The Creepypasta Cookoff is an annual event hosted by Bogleech, encouraging readers of the site to create and submit their own works of short horror fiction in various formats. Winning works are published at the top of the archive with a short commentary from Jonathan Wojcik, but all works are published in the yearly archives, which stretch back to 2012. Most works are prose fiction, but some other submissions include poetry, comics, short video and more.
This website provides examples of:
- Ant Assault: In a story from 2013 by William Robinson, ants go from attacking each other to launching an all-out war on humanity.
- Ant War: In "Ants" by William Robinson, ants use tools against a rival colony. Before long, they start attacking humans too.
- Author Appeal: As the stories are all written by members of the Bogleech fandom, they tend to cover the same sorts of themes covered on the rest of his site, such as parasitism and sympathetic attitudes toward monsters.
- Christmas Carolers: Played for Horror in "A Christmas Peril" by Vague1. A group of Victorian looking carolers are Humanoid Abominations that attack the protagonist.
- Clap Your Hands If You Believe: In "Big Betty" and its spinoff "I Hate Snowmen", inanimate objects are granted sapience simply by humans giving them names and personifying them.
- Creepy Crows: A flock of intelligent, and apparently religious, crows are the focus of A Murder Of Crows.
- Eldritch Abomination: Played straight and subverted multiple times every year.

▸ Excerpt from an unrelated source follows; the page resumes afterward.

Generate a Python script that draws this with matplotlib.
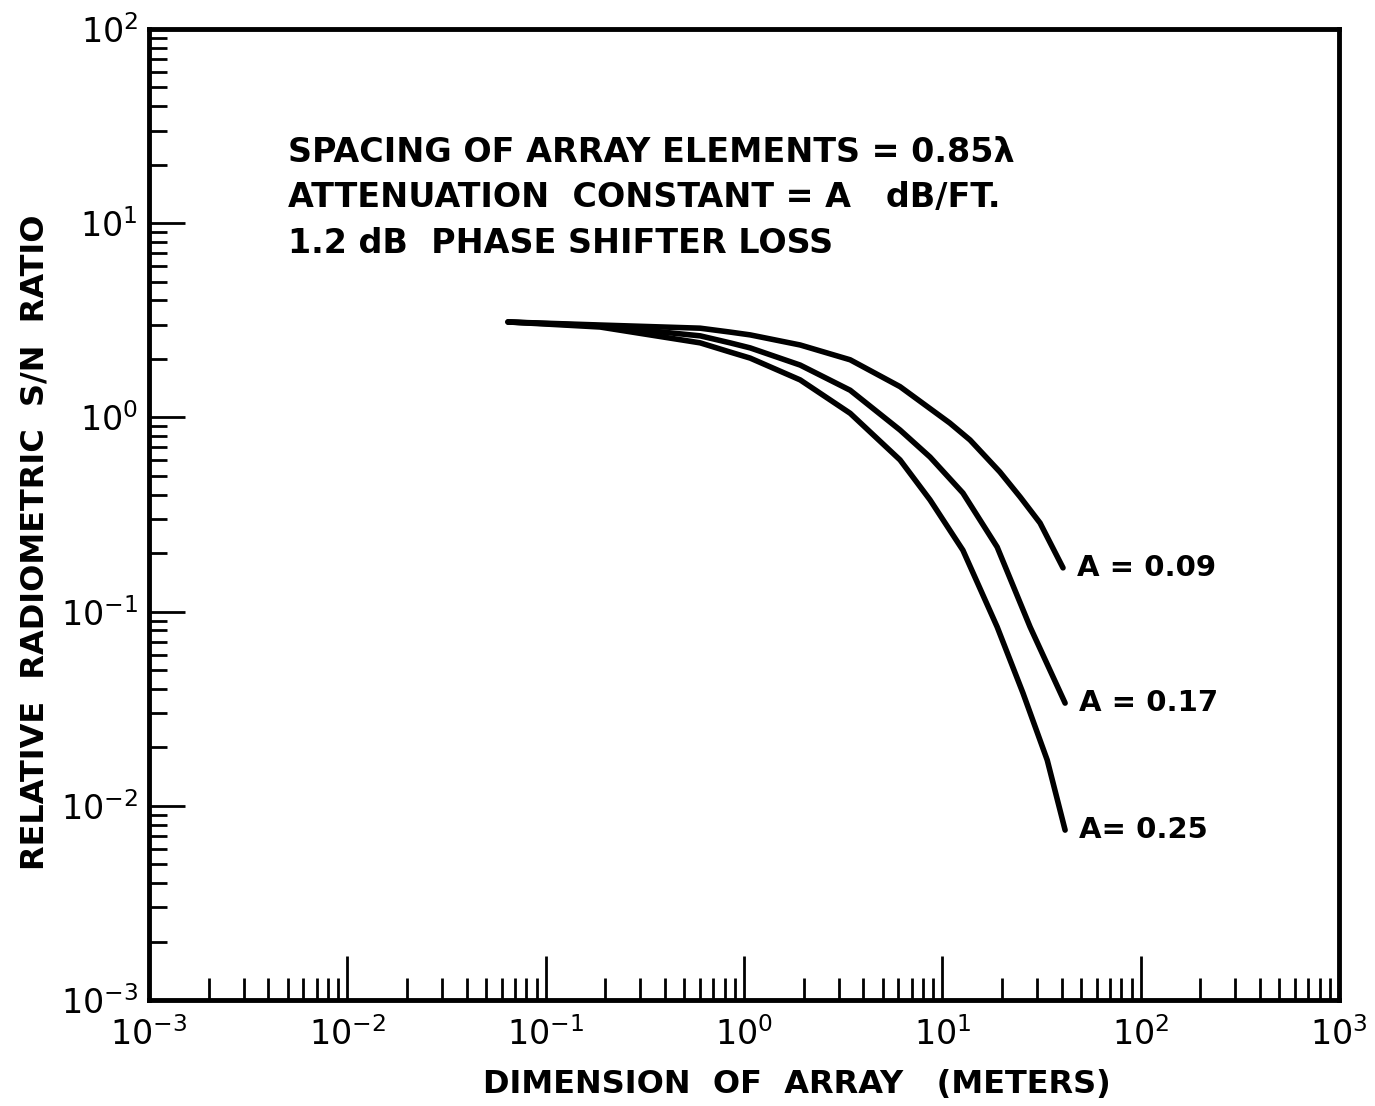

In 2016, one winning example was They Don't Have Tentacles, about an artist specializing in illustrations of a Cthulhu Expy who finally sees her in his dreams, learns how her author failed to convey her, and becomes a new vessel for bringing her worship to our world.

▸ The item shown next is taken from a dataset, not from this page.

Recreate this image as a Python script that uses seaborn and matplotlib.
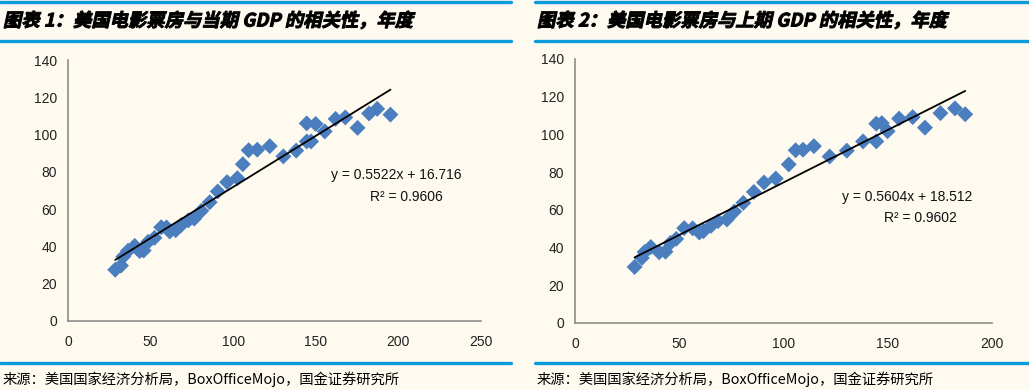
import numpy as np
import pandas as pd
import matplotlib
matplotlib.use('Agg')
import matplotlib.pyplot as plt
from matplotlib.lines import Line2D
from matplotlib.patheffects import AbstractPathEffect
from matplotlib.transforms import Affine2D
import seaborn as sns

# --- 数据：1980-2017 年度 ---
years = list(range(1980, 2018))
# 美国名义 GDP（千亿美元）
gdp = [28.57, 32.07, 33.43, 36.34, 40.37, 43.39, 45.80, 48.55, 52.36, 56.42,
       59.63, 61.58, 65.20, 68.59, 72.87, 76.40, 80.73, 85.78, 90.63, 96.31,
       102.52, 105.82, 109.36, 114.58, 122.14, 130.37, 138.15, 144.52, 147.13, 144.49,
       149.92, 155.43, 161.97, 167.85, 175.27, 182.25, 187.15, 195.19]
# 美国电影票房（亿美元）
box_office = [27.5, 29.7, 34.5, 37.7, 40.3, 37.5, 37.8, 42.5, 44.6, 50.3,
              50.2, 48.0, 48.7, 51.5, 54.0, 54.9, 59.1, 63.7, 69.5, 74.5,
              76.6, 84.1, 91.6, 91.9, 93.8, 88.3, 91.4, 96.3, 96.3, 106.0,
              105.7, 101.7, 108.4, 109.2, 103.6, 111.3, 113.8, 110.7]

titles = ['图表 1：美国电影票房与当期 GDP 的相关性，年度',
          '图表 2：美国电影票房与上期 GDP 的相关性，年度']
eq_text = [('y = 0.5522x + 16.716', 'R² = 0.9606'),
           ('y = 0.5604x + 18.512', 'R² = 0.9602')]
source = '来源：美国国家经济分析局，BoxOfficeMojo，国金证券研究所'

df_cur = pd.DataFrame({'gdp': gdp, 'box': box_office})
df_prev = pd.DataFrame({'gdp': gdp[:-1], 'box': box_office[1:]})


# 中文字体没有斜体，用 path effect 做倾斜 + 加粗
class Oblique(AbstractPathEffect):
    def __init__(self, slant=0.22, stroke=0.7):
        super().__init__()
        self.slant = slant
        self.stroke = stroke

    def draw_path(self, renderer, gc, tpath, affine, rgbFace=None):
        m = affine.get_matrix()
        ox, oy = m[0, 2], m[1, 2]
        sk = Affine2D().translate(-ox, -oy).skew(np.arctan(self.slant), 0).translate(ox, oy)
        gc0 = renderer.new_gc()
        gc0.copy_properties(gc)
        gc0.set_linewidth(self.stroke)
        gc0.set_foreground('black')
        renderer.draw_path(gc0, tpath, affine + sk, rgbFace)
        gc0.restore()


# --- 样式 ---
sns.set_style('white')
cjk = ['Noto Sans CJK SC', 'DejaVu Sans']
plt.rcParams['font.family'] = ['Liberation Sans', 'DejaVu Sans']
bg = '#FEFAF0'
blue_line = '#0A9BDB'
pt_color = '#4A7EBF'
spine_c = '#8C8C8C'

W, H = 1029, 390
fig = plt.figure(figsize=(W / 100, H / 100), dpi=100, facecolor=bg)


def px(x0, y0, x1, y1):
    # 像素框 -> figure 坐标
    return [x0 / W, 1 - y1 / H, (x1 - x0) / W, (y1 - y0) / H]


panels = [
    dict(box=px(68, 60, 481, 321), data=df_cur, xmax=250, xticks=[0, 50, 100, 150, 200, 250],
         lx=(0, 511), tx=3, eq=[(396, 175), (406, 197)]),
    dict(box=px(575, 59, 992, 323), data=df_prev, xmax=200, xticks=[0, 50, 100, 150, 200],
         lx=(535, 1029), tx=537, eq=[(907, 197), (920, 218)]),
]

for i, p in enumerate(panels):
    ax = fig.add_axes(p['box'])
    ax.set_facecolor(bg)
    sns.scatterplot(data=p['data'], x='gdp', y='box', marker='D', s=66,
                    color=pt_color, edgecolor='none', ax=ax, zorder=2)
    sns.regplot(data=p['data'], x='gdp', y='box', scatter=False, ci=None,
                line_kws=dict(color='black', lw=1.3), ax=ax)
    ax.set_xlim(0, p['xmax'])
    ax.set_ylim(0, 140)
    ax.set_xticks(p['xticks'])
    ax.set_yticks(range(0, 141, 20))
    ax.set_xlabel('')
    ax.set_ylabel('')
    for s in ['top', 'right']:
        ax.spines[s].set_visible(False)
    for s in ['left', 'bottom']:
        ax.spines[s].set_color(spine_c)
        ax.spines[s].set_linewidth(1.2)
    ax.tick_params(axis='both', direction='out', length=4, width=1.2, color=spine_c,
                   labelsize=10, labelcolor='#222222', pad=4)
    ax.tick_params(axis='x', pad=6)

    # 回归方程
    for (tx_, ty_), t in zip(p['eq'], eq_text[i]):
        fig.text(tx_ / W, 1 - ty_ / H, t, ha='center', va='center', fontsize=10, color='#111111')

    # 标题、蓝线、来源
    x0, x1 = p['lx']
    for yy in (2, 41, 363):
        fig.add_artist(Line2D([x0 / W, x1 / W], [1 - yy / H, 1 - yy / H],
                              color=blue_line, lw=2.4, transform=fig.transFigure))
    fig.text(p['tx'] / W, 1 - 21 / H, titles[i], ha='left', va='center', fontsize=13.2,
             fontweight='bold', family=cjk, color='black', path_effects=[Oblique()])
    fig.text(p['tx'] / W, 1 - 379 / H, source, ha='left', va='center', fontsize=10.3,
             family=cjk, color='black')

plt.savefig('out.png', dpi=100, facecolor=bg)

- Evil Is Deathly Cold: In "The Amundsen-Scott Incident", the temperature constantly drops lower and lower as things get worse.
- Hellish Horse: The subject of "An Equine Question" is creature resembling a horse, but it has hair thick enough to be used as rope, can talk like a human, and will apparently survive decapitation.

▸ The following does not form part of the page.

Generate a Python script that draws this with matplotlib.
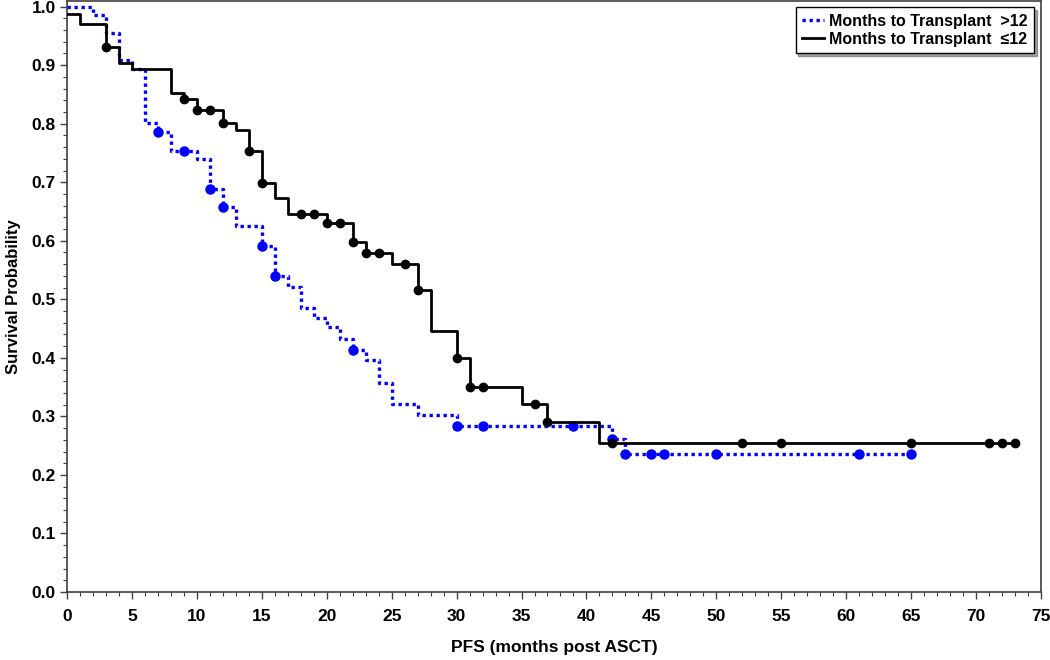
import numpy as np
import matplotlib
matplotlib.use('Agg')
import matplotlib.pyplot as plt
from matplotlib.lines import Line2D
from matplotlib.ticker import MultipleLocator

plt.rcParams['font.family'] = ['Liberation Sans', 'DejaVu Sans']
plt.rcParams['font.weight'] = 'bold'

# Months to Transplant >12 (blue, dotted)
gt12_times = [0, 2, 3, 4, 5, 6, 7, 8, 10, 11, 12, 13, 15, 16, 17, 18, 19, 20, 21, 22,
              23, 24, 25, 27, 30, 42, 43]
gt12_surv = [1.0, 0.986, 0.955, 0.909, 0.894, 0.801, 0.786, 0.753, 0.739, 0.689, 0.657,
             0.625, 0.591, 0.539, 0.521, 0.485, 0.468, 0.452, 0.432, 0.413, 0.396, 0.357,
             0.321, 0.302, 0.283, 0.262, 0.235]
gt12_end = 65
gt12_censor = [7, 9, 11, 12, 15, 16, 22, 30, 32, 39, 42, 43, 45, 46, 50, 61, 65]

# Months to Transplant <=12 (black, solid)
le12_times = [0, 1, 3, 4, 5, 8, 9, 10, 12, 13, 14, 15, 16, 17, 20, 22, 23, 25, 27, 28,
              30, 31, 35, 37, 41]
le12_surv = [0.988, 0.971, 0.931, 0.904, 0.894, 0.853, 0.842, 0.823, 0.801, 0.789, 0.753,
             0.698, 0.673, 0.645, 0.630, 0.598, 0.579, 0.561, 0.516, 0.446, 0.400, 0.350,
             0.321, 0.290, 0.255]
le12_end = 73
le12_censor = [3, 9, 10, 11, 12, 14, 15, 18, 19, 20, 21, 22, 23, 24, 26, 27, 30, 31, 32,
               36, 37, 42, 52, 55, 65, 71, 72, 73]

x_ticks = list(range(0, 80, 5))
y_ticks = [i / 10 for i in range(11)]


def step_value(times, surv, t):
    idx = np.searchsorted(times, t, side='right') - 1
    return np.asarray(surv)[idx]


fig = plt.figure(figsize=(10.5, 6.6), dpi=100)
ax = fig.add_axes([0.0638, 0.103, 0.9276, 0.895])

# blue group
bt = list(gt12_times) + [gt12_end]
bs = list(gt12_surv) + [gt12_surv[-1]]
ax.step(bt, bs, where='post', color='#0000FF', linewidth=2.4,
        linestyle=(0, (1.0, 1.1)), zorder=2)
ax.plot(gt12_censor, step_value(gt12_times, gt12_surv, gt12_censor), 'o',
        color='#0000FF', markersize=6.5, zorder=3)

# black group
kt = list(le12_times) + [le12_end]
ks = list(le12_surv) + [le12_surv[-1]]
ax.step(kt, ks, where='post', color='black', linewidth=2.0, zorder=4)
ax.plot(le12_censor, step_value(le12_times, le12_surv, le12_censor), 'o',
        color='black', markersize=6, zorder=5)

ax.set_xlim(0, 75)
ax.set_ylim(0, 1.009)
ax.set_xticks(x_ticks)
ax.set_yticks(y_ticks)
ax.set_yticklabels([f'{v:.1f}' for v in y_ticks])
ax.xaxis.set_minor_locator(MultipleLocator(1))
ax.yaxis.set_minor_locator(MultipleLocator(0.02))
ax.tick_params(axis='both', which='major', direction='out', length=5, width=1,
               labelsize=12.5, color='#404040')
ax.tick_params(axis='both', which='minor', direction='out', length=3, width=0.8,
               color='#404040')
ax.tick_params(axis='x', pad=7)
ax.tick_params(axis='y', pad=3)
for lab in ax.get_xticklabels() + ax.get_yticklabels():
    lab.set_fontweight('bold')

for sp in ax.spines.values():
    sp.set_color('#404040')
    sp.set_linewidth(1.2)

ax.set_xlabel('PFS (months post ASCT)', fontsize=12.5, fontweight='bold', labelpad=12)
ax.set_ylabel('Survival Probability', fontsize=12, fontweight='bold', labelpad=8)

handles = [
    Line2D([0], [0], color='#0000FF', linewidth=2.4, linestyle=(0, (1.0, 1.1))),
    Line2D([0], [0], color='black', linewidth=2.0),
]
leg = ax.legend(handles, ['Months to Transplant  >12', 'Months to Transplant  \u226412'],
                loc='upper right', bbox_to_anchor=(0.993, 0.990), borderaxespad=0,
                fancybox=False, shadow=True, frameon=True, handlelength=1.4,
                handletextpad=0.3, borderpad=0.4, labelspacing=0.2,
                prop={'weight': 'bold', 'size': 11.5})
leg.get_frame().set_edgecolor('black')
leg.get_frame().set_linewidth(1.0)

fig.savefig('out.png', dpi=100)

- Santabomination: The inflatable Santa in a story by C. Lonnquist. It has a disturbing Slasher Smile and kills a cat to eat it.
- Slasher Smile: The Santabomination in Inflatable has one described as "a death mask strapped to an innocuous face".
- Sliding Scale of Comedy and Horror: Some of the funniest works also manage to be the spookiest.
- Sliding Scale of Undead Regeneration: It'll be hard to imagine a form of undead regeneration not depicted in one of these works.